The performance came during the era surrounding her acclaimed Little Love Affairs tour and featured the Blue Moon Orchestra, a band whose understated musicianship allowed Griffith’s songwriting to remain at the center of every moment. Backed by Phil Donnelly on lead guitar, James Hooker on keyboards, Denny Bixby on bass, and Fran Breen on drums, the set moved gracefully between folk, country, and Americana without ever losing its emotional focus.
Opening with “I Wish It Would Rain,” Griffith immediately established the reflective atmosphere that would define the evening. Her version of “From a Distance,” years before the song became an international hit through other artists, carried a quiet spiritual weight that highlighted her ability to uncover emotional truth through simple phrasing. Songs such as “Love Wore a Halo Back Before the War” and “Ford Econoline” revealed the literary quality that critics often associated with her writing.
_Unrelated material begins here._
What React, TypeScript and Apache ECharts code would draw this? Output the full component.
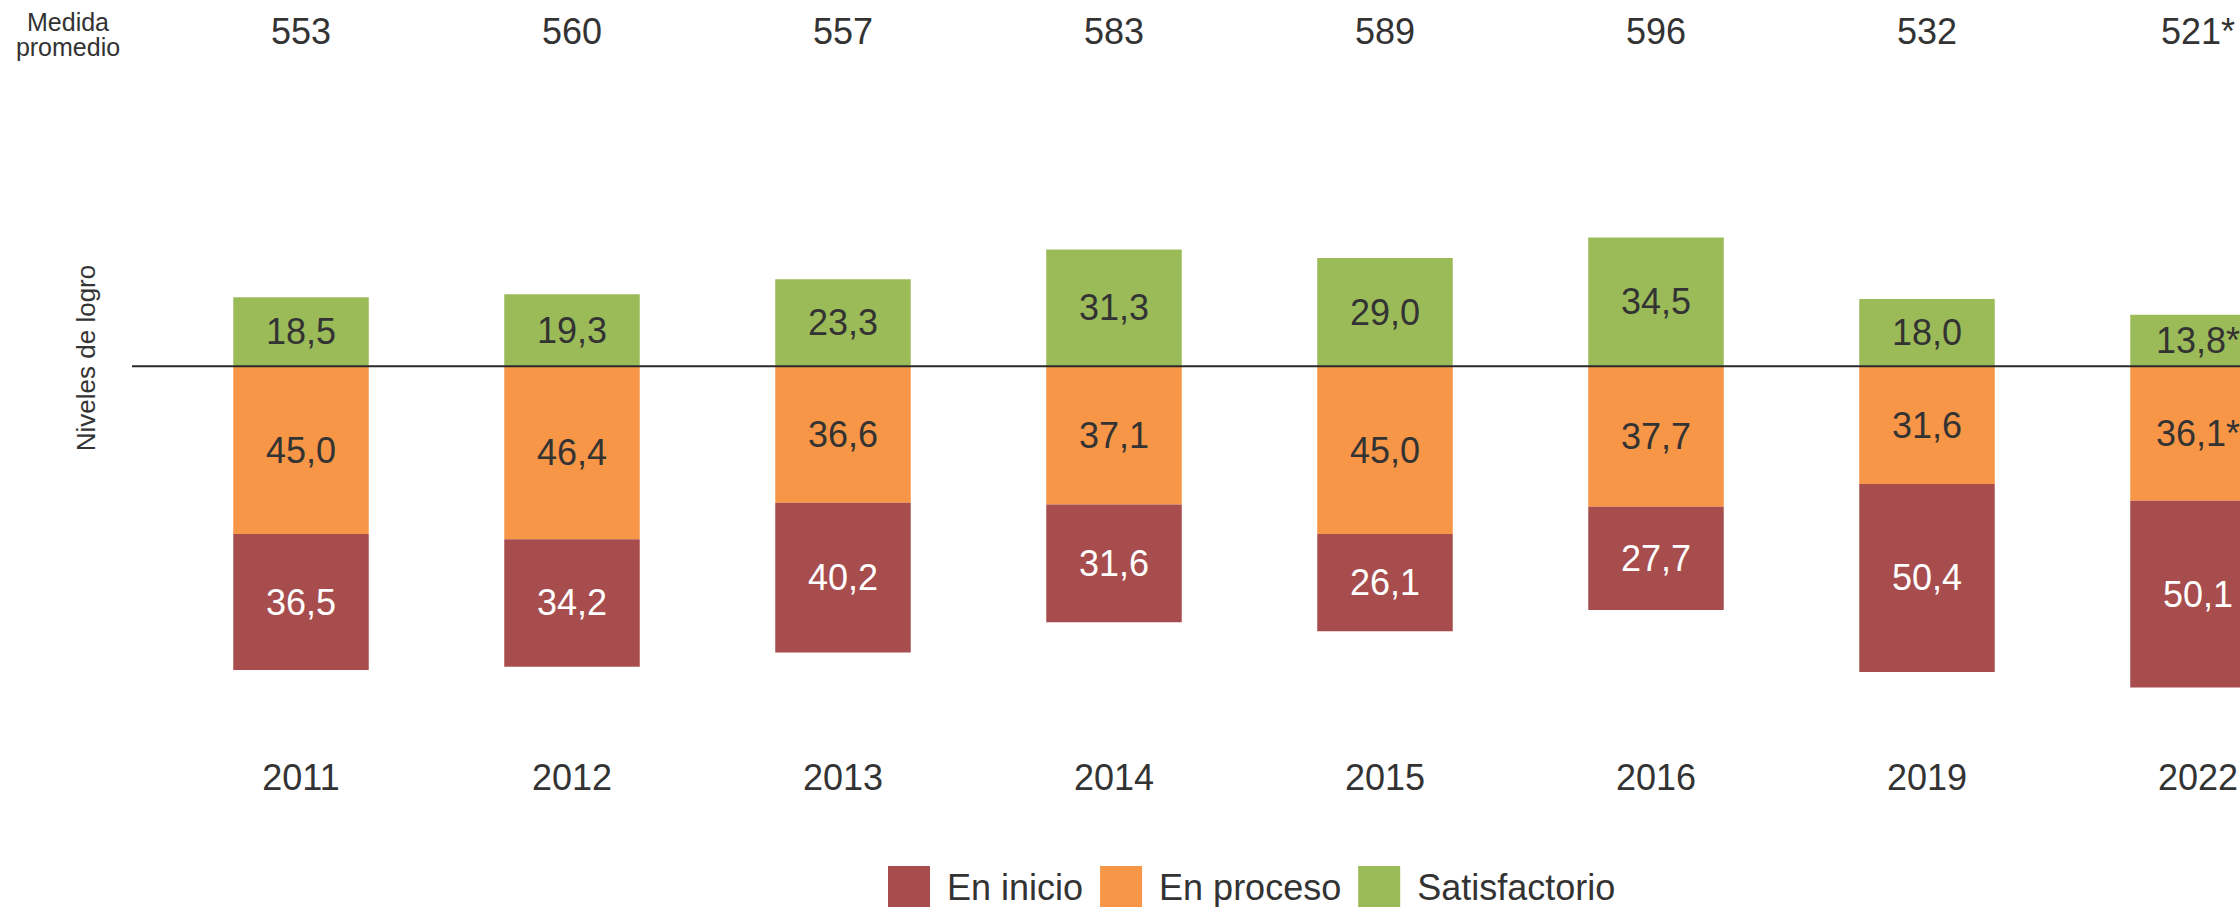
import React, { useEffect, useRef } from "react";
import * as echarts from "echarts";

const years = ["2011", "2012", "2013", "2014", "2015", "2016", "2019", "2022"];
const medida = ["553", "560", "557", "583", "589", "596", "532", "521*"];
const satisfactorio = [18.5, 19.3, 23.3, 31.3, 29.0, 34.5, 18.0, 13.8];
const enProceso = [45.0, 46.4, 36.6, 37.1, 45.0, 37.7, 31.6, 36.1];
const enInicio = [36.5, 34.2, 40.2, 31.6, 26.1, 27.7, 50.4, 50.1];
const satFlag = [false, false, false, false, false, false, false, true];
const procFlag = [false, false, false, false, false, false, false, true];
const inicioFlag = [false, false, false, false, false, false, false, false];

const FONT = "'Liberation Sans', Arial, Helvetica, sans-serif";
const GREEN = "#9BBB59";
const ORANGE = "#F79646";
const RED = "#A84D4D";
const TEXT = "#333333";

const fmt = (v: number) => Math.abs(v).toFixed(1).replace(".", ",");

export default function App() {
  const ref = useRef<HTMLDivElement>(null);
  useEffect(() => {
    if (!ref.current) return;
    const chart = echarts.init(ref.current, null, { renderer: "svg" });
    const labelFor = (flags: boolean[], color: string) => ({
      show: true,
      position: "inside",
      color,
      fontSize: 36,
      fontFamily: FONT,
      formatter: (p: any) => fmt(p.value) + (flags[p.dataIndex] ? "*" : ""),
    });
    chart.setOption({
      animation: false,
      backgroundColor: "#ffffff",
      grid: {
        left: 165.5,
        width: 2168,
        top: 68,
        height: 671,
        containLabel: false,
        outerBoundsMode: "none",
      },
      legend: {
        data: ["En inicio", "En proceso", "Satisfactorio"],
        left: 883,
        top: 861,
        icon: "rect",
        itemWidth: 42,
        itemHeight: 42,
        itemGap: 17,
        textStyle: { fontSize: 36, color: TEXT, fontFamily: FONT, padding: [0, 0, 0, 12] },
      },
      xAxis: [
        {
          type: "category",
          data: years,
          position: "bottom",
          axisLine: { show: false },
          axisTick: { show: false },
          axisLabel: { fontSize: 36, color: TEXT, fontFamily: FONT, margin: 20 },
        },
        {
          type: "category",
          data: medida,
          position: "top",
          axisLine: { show: false },
          axisTick: { show: false },
          axisLabel: { fontSize: 36, color: TEXT, fontFamily: FONT, margin: 19 },
        },
      ],
      yAxis: {
        type: "value",
        min: -100,
        max: 80,
        show: false,
        splitLine: { show: false },
      },
      series: [
        {
          name: "Satisfactorio",
          type: "bar",
          stack: "total",
          barWidth: "50%",
          data: satisfactorio,
          itemStyle: { color: GREEN },
          label: labelFor(satFlag, TEXT),
        },
        {
          name: "En proceso",
          type: "bar",
          stack: "total",
          barWidth: "50%",
          data: enProceso.map((v) => -v),
          itemStyle: { color: ORANGE },
          label: labelFor(procFlag, TEXT),
        },
        {
          name: "En inicio",
          type: "bar",
          stack: "total",
          barWidth: "50%",
          data: enInicio.map((v) => -v),
          itemStyle: { color: RED },
          label: labelFor(inicioFlag, "#ffffff"),
        },
      ],
    });
    const y0 = chart.convertToPixel({ yAxisIndex: 0 }, 0) as number;
    chart.setOption({
      graphic: [
        {
          type: "line",
          z: 100,
          shape: { x1: 132, y1: y0, x2: 2240, y2: y0 },
          style: { stroke: "#2a2a2a", lineWidth: 2 },
        },
        {
          type: "text",
          x: 68,
          y: 34.5,
          style: {
            text: "Medida\npromedio",
            fontSize: 25,
            lineHeight: 25,
            fontFamily: FONT,
            fill: TEXT,
            align: "center",
            verticalAlign: "middle",
          },
        },
        {
          type: "text",
          x: 86,
          y: 358,
          rotation: Math.PI / 2,
          style: {
            text: "Niveles de logro",
            fontSize: 26,
            fontFamily: FONT,
            fill: TEXT,
            align: "center",
            verticalAlign: "middle",
          },
        },
      ],
    });
    return () => chart.dispose();
  }, []);
  return (
    <div
      ref={ref}
      style={{ position: "fixed", left: 0, top: 0, width: 2240, height: 907, background: "#fff" }}
    />
  );
}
Rather than relying on grand gestures, Griffith painted vivid portraits of ordinary people, fragile relationships, and forgotten places with remarkable clarity.
One of the emotional centers of the performance was “Gulf Coast Highway,” a song later made famous by Willie Nelson and Emmylou Harris. In Griffith’s hands, however, the composition felt especially intimate and personal, filled with longing and quiet dignity. “Love at the Five and Dime” closed the set with warmth and bittersweet beauty, reinforcing the themes of memory and emotional endurance that ran throughout the concert.
Many artists possessed stronger voices or larger commercial success, yet Griffith occupied a unique artistic space. Her gentle delivery could suddenly become piercingly articulate, giving even the softest lines emotional force. She wrote songs that felt lived in rather than performed, and that honesty became the defining characteristic of her career.
By the time of her passing in 2021 at age 68, Nanci Griffith had earned a Grammy Award, numerous lifetime achievement honors, and recognition as one of the essential voices of modern American folk music. Her 1989 Austin City Limits appearance remains more than a concert recording. It stands as a lasting document of a songwriter whose music made everyday life feel poetic, compassionate, and profoundly worth listening to.